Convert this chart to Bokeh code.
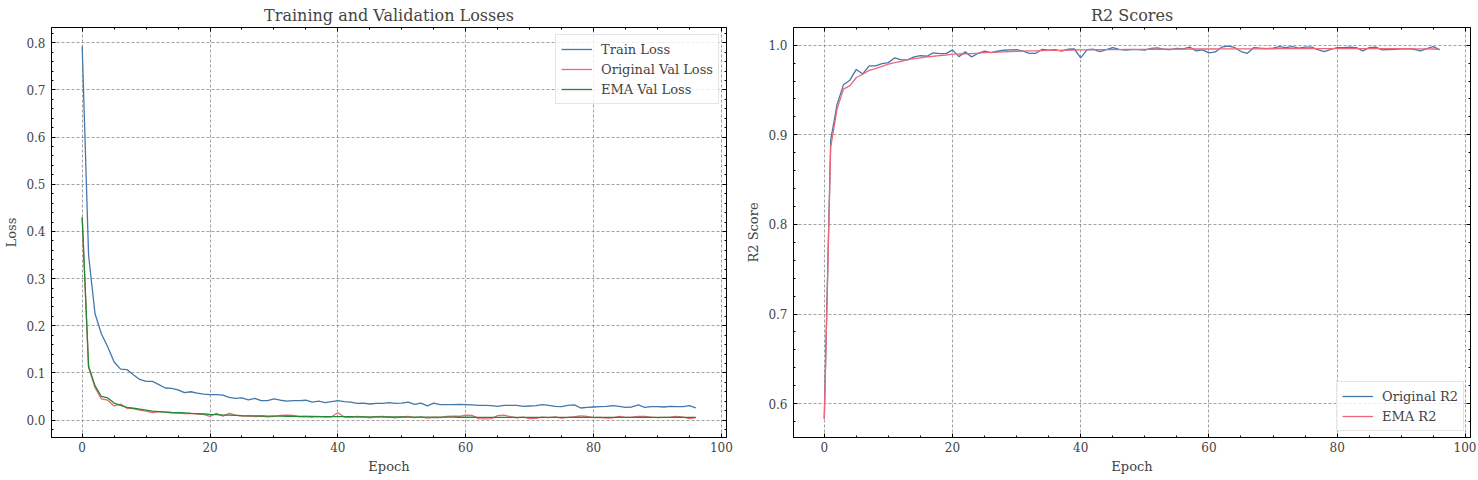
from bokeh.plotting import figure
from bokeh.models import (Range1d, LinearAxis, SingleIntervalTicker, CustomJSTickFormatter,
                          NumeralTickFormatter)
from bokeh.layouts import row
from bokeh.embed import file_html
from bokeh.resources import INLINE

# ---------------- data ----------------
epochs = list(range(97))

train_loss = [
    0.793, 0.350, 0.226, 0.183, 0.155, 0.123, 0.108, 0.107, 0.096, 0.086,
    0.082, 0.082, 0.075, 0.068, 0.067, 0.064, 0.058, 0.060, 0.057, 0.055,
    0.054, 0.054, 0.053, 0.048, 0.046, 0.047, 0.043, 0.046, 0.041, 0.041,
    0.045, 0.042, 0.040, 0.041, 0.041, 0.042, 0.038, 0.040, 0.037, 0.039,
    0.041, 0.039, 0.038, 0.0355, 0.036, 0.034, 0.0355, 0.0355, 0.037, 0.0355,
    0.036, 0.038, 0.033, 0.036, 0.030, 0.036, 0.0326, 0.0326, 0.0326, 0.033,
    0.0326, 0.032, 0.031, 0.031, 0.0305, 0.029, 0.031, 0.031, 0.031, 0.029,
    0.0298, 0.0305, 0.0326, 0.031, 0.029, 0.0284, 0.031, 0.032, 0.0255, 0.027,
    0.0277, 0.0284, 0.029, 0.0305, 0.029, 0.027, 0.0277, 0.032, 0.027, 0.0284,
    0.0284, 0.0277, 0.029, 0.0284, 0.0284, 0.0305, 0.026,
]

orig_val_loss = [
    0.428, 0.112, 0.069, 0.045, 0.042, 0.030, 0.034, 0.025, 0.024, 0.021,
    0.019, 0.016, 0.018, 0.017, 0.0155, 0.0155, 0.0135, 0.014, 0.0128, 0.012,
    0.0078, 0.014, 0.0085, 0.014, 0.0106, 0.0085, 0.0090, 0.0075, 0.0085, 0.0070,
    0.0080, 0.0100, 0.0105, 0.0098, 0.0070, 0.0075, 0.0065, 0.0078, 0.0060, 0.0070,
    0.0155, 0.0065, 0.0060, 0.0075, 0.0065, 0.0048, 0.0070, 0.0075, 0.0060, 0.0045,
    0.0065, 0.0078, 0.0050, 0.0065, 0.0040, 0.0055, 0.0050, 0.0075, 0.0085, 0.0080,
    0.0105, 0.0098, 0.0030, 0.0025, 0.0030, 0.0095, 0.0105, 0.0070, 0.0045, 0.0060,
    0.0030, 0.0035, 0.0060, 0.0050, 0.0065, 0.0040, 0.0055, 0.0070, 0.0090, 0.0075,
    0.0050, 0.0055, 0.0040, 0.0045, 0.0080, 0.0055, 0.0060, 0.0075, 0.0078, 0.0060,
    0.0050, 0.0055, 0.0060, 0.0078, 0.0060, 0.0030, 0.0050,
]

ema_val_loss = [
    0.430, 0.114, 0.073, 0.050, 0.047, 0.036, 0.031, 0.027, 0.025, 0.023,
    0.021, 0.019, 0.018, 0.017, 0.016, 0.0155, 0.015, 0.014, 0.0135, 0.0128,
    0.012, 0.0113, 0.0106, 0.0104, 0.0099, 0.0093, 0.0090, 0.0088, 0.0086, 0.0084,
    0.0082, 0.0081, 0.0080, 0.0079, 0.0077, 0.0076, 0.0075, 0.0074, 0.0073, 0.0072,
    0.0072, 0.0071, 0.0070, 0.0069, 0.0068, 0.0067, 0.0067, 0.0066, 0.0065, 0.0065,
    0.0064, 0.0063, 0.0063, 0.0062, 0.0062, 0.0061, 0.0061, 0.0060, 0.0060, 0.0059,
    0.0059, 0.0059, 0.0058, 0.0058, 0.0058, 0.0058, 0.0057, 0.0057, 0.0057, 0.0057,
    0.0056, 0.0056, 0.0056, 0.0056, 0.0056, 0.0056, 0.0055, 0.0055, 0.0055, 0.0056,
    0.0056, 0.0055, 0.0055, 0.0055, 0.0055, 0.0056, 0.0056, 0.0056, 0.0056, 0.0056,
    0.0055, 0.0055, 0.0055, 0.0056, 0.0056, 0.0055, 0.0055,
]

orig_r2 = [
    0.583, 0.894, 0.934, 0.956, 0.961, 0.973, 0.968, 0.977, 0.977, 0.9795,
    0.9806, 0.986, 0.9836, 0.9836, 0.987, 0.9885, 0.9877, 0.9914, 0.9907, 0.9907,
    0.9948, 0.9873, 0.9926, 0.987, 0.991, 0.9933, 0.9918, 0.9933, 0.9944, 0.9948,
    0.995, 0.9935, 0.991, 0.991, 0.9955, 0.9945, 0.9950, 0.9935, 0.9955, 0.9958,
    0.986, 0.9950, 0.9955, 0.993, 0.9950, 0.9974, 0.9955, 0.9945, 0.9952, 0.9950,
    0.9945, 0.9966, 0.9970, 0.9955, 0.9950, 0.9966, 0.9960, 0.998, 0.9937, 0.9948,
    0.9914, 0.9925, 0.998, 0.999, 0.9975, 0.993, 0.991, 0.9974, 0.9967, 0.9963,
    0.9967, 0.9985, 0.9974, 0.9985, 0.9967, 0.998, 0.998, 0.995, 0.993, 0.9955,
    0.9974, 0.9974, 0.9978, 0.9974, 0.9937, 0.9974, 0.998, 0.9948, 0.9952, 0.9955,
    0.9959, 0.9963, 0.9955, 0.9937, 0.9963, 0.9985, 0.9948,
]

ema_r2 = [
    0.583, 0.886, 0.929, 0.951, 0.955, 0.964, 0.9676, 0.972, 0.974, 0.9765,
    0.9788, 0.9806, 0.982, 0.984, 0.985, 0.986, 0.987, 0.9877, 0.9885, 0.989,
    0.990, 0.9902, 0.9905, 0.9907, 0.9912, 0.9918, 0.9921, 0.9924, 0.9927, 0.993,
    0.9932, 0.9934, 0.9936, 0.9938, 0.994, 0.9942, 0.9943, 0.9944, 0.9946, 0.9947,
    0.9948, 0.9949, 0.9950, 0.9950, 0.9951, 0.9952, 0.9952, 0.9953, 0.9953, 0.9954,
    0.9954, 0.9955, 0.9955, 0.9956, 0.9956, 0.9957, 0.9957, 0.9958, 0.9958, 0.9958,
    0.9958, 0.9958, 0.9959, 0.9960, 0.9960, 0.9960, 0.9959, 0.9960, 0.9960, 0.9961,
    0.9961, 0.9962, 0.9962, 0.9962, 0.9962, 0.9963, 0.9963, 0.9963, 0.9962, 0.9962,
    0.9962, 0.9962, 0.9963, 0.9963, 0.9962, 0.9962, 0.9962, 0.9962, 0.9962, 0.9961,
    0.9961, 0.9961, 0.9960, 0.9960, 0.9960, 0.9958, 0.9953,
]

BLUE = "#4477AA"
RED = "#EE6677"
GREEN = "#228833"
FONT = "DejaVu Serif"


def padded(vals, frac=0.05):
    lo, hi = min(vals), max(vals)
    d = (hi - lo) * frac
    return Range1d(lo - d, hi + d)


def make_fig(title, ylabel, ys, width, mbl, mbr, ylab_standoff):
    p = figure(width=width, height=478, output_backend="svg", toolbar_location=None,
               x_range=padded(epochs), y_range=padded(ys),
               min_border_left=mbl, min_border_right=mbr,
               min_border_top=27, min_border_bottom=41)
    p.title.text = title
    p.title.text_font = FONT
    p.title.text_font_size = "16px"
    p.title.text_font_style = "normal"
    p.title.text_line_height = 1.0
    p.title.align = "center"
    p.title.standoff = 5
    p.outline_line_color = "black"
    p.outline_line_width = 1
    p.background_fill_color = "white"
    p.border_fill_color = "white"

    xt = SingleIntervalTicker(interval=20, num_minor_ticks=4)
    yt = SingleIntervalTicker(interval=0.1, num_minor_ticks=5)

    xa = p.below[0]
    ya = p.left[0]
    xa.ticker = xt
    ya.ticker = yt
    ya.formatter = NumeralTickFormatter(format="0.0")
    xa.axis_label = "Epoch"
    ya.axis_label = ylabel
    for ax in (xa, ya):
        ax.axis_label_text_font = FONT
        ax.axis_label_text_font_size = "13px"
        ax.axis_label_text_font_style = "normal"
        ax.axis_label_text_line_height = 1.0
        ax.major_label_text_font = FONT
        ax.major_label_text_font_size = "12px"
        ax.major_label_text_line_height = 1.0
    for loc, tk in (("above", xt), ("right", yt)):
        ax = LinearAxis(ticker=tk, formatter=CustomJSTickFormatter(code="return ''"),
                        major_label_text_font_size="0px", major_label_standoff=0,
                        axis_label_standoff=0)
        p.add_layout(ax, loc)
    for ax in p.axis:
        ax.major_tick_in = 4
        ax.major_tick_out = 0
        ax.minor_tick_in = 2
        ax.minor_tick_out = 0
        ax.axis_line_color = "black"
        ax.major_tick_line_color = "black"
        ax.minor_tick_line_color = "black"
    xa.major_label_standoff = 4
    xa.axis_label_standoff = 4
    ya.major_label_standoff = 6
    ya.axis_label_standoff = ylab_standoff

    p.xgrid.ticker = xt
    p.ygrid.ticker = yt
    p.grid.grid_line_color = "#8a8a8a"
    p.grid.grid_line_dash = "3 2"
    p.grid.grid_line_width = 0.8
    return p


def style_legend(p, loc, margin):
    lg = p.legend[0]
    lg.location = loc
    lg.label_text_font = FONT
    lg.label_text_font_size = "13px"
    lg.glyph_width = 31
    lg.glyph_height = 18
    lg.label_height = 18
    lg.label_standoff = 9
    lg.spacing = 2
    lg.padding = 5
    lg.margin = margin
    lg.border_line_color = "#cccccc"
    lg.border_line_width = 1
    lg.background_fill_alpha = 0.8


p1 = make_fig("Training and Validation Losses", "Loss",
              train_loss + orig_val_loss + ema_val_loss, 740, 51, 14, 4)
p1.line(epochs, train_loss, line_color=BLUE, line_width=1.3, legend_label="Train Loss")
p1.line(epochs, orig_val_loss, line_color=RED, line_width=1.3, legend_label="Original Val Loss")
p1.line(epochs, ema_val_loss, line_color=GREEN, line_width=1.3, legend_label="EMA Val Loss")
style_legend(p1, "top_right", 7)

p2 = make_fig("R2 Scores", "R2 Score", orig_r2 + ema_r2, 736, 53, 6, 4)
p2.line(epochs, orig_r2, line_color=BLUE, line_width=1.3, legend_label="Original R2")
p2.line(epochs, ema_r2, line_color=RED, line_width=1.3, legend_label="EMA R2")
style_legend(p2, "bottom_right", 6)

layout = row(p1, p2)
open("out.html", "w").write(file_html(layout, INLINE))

Work to do: Return only the lines from the start of the data through the line that contains "epochs = list(range(97))", please, copying them exactly and omitting all pictures.

Task output:
Convert this chart to Bokeh code.
from bokeh.plotting import figure
from bokeh.models import (Range1d, LinearAxis, SingleIntervalTicker, CustomJSTickFormatter,
                          NumeralTickFormatter)
from bokeh.layouts import row
from bokeh.embed import file_html
from bokeh.resources import INLINE

# ---------------- data ----------------
epochs = list(range(97))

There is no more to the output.